---- Source excerpt

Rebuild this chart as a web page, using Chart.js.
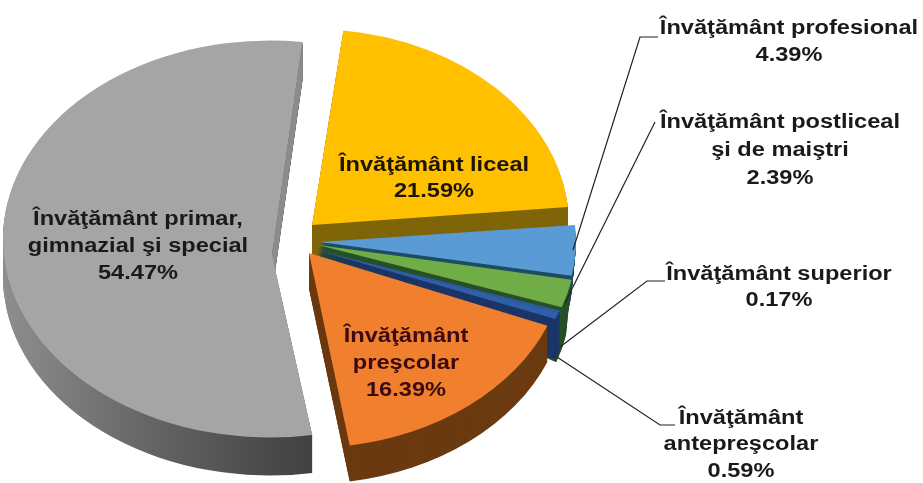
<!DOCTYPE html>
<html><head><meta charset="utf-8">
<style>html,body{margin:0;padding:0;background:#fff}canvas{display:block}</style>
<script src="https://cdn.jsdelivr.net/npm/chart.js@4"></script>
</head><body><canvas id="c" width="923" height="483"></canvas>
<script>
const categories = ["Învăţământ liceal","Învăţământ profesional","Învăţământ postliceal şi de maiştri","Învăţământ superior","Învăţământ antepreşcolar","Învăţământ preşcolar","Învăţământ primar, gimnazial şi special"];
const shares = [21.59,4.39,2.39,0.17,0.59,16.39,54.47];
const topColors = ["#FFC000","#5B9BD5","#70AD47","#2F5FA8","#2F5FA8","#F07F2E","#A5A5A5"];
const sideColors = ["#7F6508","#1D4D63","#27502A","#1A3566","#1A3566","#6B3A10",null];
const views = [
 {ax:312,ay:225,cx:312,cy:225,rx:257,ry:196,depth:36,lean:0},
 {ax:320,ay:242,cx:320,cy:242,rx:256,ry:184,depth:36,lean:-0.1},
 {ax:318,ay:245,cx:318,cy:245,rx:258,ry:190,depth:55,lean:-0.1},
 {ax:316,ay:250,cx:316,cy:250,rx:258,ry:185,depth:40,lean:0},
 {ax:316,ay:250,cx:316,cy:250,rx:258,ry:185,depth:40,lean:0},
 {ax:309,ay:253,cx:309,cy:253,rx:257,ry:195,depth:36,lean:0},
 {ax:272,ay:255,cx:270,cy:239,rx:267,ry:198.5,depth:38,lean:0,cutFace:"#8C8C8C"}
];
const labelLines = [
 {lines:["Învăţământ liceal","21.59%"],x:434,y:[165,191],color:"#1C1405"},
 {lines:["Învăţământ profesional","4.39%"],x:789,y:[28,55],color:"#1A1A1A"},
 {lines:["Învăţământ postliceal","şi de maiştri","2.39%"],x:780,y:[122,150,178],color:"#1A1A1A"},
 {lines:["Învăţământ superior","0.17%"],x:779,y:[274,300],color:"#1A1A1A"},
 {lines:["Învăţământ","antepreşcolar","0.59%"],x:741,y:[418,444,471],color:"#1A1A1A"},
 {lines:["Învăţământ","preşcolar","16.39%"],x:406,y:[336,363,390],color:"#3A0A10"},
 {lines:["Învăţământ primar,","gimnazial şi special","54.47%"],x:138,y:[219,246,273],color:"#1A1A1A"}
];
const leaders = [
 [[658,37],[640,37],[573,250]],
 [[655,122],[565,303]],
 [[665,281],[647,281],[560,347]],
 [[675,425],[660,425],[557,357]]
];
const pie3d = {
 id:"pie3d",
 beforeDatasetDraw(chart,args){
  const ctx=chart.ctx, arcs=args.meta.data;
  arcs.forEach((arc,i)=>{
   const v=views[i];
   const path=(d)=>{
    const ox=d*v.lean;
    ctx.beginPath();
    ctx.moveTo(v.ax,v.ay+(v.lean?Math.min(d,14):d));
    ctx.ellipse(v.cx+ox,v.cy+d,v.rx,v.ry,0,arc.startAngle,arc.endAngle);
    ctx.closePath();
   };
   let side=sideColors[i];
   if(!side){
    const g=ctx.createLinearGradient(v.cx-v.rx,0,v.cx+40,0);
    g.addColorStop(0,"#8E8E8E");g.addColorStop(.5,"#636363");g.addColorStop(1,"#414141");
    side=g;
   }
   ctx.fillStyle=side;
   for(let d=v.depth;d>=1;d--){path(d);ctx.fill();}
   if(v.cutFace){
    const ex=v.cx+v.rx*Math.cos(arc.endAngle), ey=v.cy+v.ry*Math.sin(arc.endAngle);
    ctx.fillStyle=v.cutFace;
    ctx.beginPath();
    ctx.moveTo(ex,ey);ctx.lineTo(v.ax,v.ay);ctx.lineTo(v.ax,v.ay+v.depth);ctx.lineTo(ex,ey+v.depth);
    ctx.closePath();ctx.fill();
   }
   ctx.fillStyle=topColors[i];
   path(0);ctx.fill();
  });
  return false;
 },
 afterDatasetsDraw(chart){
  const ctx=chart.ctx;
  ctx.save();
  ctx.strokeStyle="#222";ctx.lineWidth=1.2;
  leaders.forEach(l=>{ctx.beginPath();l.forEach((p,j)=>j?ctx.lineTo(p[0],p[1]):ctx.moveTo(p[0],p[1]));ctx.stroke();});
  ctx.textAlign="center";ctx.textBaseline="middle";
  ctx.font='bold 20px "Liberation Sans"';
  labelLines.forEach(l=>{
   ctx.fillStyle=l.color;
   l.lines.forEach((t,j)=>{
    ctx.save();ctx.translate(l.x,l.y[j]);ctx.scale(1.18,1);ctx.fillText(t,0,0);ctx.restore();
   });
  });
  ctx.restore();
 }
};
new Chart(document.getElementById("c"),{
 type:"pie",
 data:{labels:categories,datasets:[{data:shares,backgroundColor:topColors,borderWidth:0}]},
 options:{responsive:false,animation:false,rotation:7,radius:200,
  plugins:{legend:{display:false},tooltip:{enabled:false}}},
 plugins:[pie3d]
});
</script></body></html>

--------

**Given problem**
Repeat the material above verbatim. Leave the pictures behind.

**Answer to this problem**
Rebuild this chart as a web page, using Chart.js.
<!DOCTYPE html>
<html><head><meta charset="utf-8">
<style>html,body{margin:0;padding:0;background:#fff}canvas{display:block}</style>
<script src="https://cdn.jsdelivr.net/npm/chart.js@4"></script>
</head><body><canvas id="c" width="923" height="483"></canvas>
<script>
const categories = ["Învăţământ liceal","Învăţământ profesional","Învăţământ postliceal şi de maiştri","Învăţământ superior","Învăţământ antepreşcolar","Învăţământ preşcolar","Învăţământ primar, gimnazial şi special"];
const shares = [21.59,4.39,2.39,0.17,0.59,16.39,54.47];
const topColors = ["#FFC000","#5B9BD5","#70AD47","#2F5FA8","#2F5FA8","#F07F2E","#A5A5A5"];
const sideColors = ["#7F6508","#1D4D63","#27502A","#1A3566","#1A3566","#6B3A10",null];
const views = [
 {ax:312,ay:225,cx:312,cy:225,rx:257,ry:196,depth:36,lean:0},
 {ax:320,ay:242,cx:320,cy:242,rx:256,ry:184,depth:36,lean:-0.1},
 {ax:318,ay:245,cx:318,cy:245,rx:258,ry:190,depth:55,lean:-0.1},
 {ax:316,ay:250,cx:316,cy:250,rx:258,ry:185,depth:40,lean:0},
 {ax:316,ay:250,cx:316,cy:250,rx:258,ry:185,depth:40,lean:0},
 {ax:309,ay:253,cx:309,cy:253,rx:257,ry:195,depth:36,lean:0},
 {ax:272,ay:255,cx:270,cy:239,rx:267,ry:198.5,depth:38,lean:0,cutFace:"#8C8C8C"}
];
const labelLines = [
 {lines:["Învăţământ liceal","21.59%"],x:434,y:[165,191],color:"#1C1405"},
 {lines:["Învăţământ profesional","4.39%"],x:789,y:[28,55],color:"#1A1A1A"},
 {lines:["Învăţământ postliceal","şi de maiştri","2.39%"],x:780,y:[122,150,178],color:"#1A1A1A"},
 {lines:["Învăţământ superior","0.17%"],x:779,y:[274,300],color:"#1A1A1A"},
 {lines:["Învăţământ","antepreşcolar","0.59%"],x:741,y:[418,444,471],color:"#1A1A1A"},
 {lines:["Învăţământ","preşcolar","16.39%"],x:406,y:[336,363,390],color:"#3A0A10"},
 {lines:["Învăţământ primar,","gimnazial şi special","54.47%"],x:138,y:[219,246,273],color:"#1A1A1A"}
];
const leaders = [
 [[658,37],[640,37],[573,250]],
 [[655,122],[565,303]],
 [[665,281],[647,281],[560,347]],
 [[675,425],[660,425],[557,357]]
];
const pie3d = {
 id:"pie3d",
 beforeDatasetDraw(chart,args){
  const ctx=chart.ctx, arcs=args.meta.data;
  arcs.forEach((arc,i)=>{
   const v=views[i];
   const path=(d)=>{
    const ox=d*v.lean;
    ctx.beginPath();
    ctx.moveTo(v.ax,v.ay+(v.lean?Math.min(d,14):d));
    ctx.ellipse(v.cx+ox,v.cy+d,v.rx,v.ry,0,arc.startAngle,arc.endAngle);
    ctx.closePath();
   };
   let side=sideColors[i];
   if(!side){
    const g=ctx.createLinearGradient(v.cx-v.rx,0,v.cx+40,0);
    g.addColorStop(0,"#8E8E8E");g.addColorStop(.5,"#636363");g.addColorStop(1,"#414141");
    side=g;
   }
   ctx.fillStyle=side;
   for(let d=v.depth;d>=1;d--){path(d);ctx.fill();}
   if(v.cutFace){
    const ex=v.cx+v.rx*Math.cos(arc.endAngle), ey=v.cy+v.ry*Math.sin(arc.endAngle);
    ctx.fillStyle=v.cutFace;
    ctx.beginPath();
    ctx.moveTo(ex,ey);ctx.lineTo(v.ax,v.ay);ctx.lineTo(v.ax,v.ay+v.depth);ctx.lineTo(ex,ey+v.depth);
    ctx.closePath();ctx.fill();
   }
   ctx.fillStyle=topColors[i];
   path(0);ctx.fill();
  });
  return false;
 },
 afterDatasetsDraw(chart){
  const ctx=chart.ctx;
  ctx.save();
  ctx.strokeStyle="#222";ctx.lineWidth=1.2;
  leaders.forEach(l=>{ctx.beginPath();l.forEach((p,j)=>j?ctx.lineTo(p[0],p[1]):ctx.moveTo(p[0],p[1]));ctx.stroke();});
  ctx.textAlign="center";ctx.textBaseline="middle";
  ctx.font='bold 20px "Liberation Sans"';
  labelLines.forEach(l=>{
   ctx.fillStyle=l.color;
   l.lines.forEach((t,j)=>{
    ctx.save();ctx.translate(l.x,l.y[j]);ctx.scale(1.18,1);ctx.fillText(t,0,0);ctx.restore();
   });
  });
  ctx.restore();
 }
};
new Chart(document.getElementById("c"),{
 type:"pie",
 data:{labels:categories,datasets:[{data:shares,backgroundColor:topColors,borderWidth:0}]},
 options:{responsive:false,animation:false,rotation:7,radius:200,
  plugins:{legend:{display:false},tooltip:{enabled:false}}},
 plugins:[pie3d]
});
</script></body></html>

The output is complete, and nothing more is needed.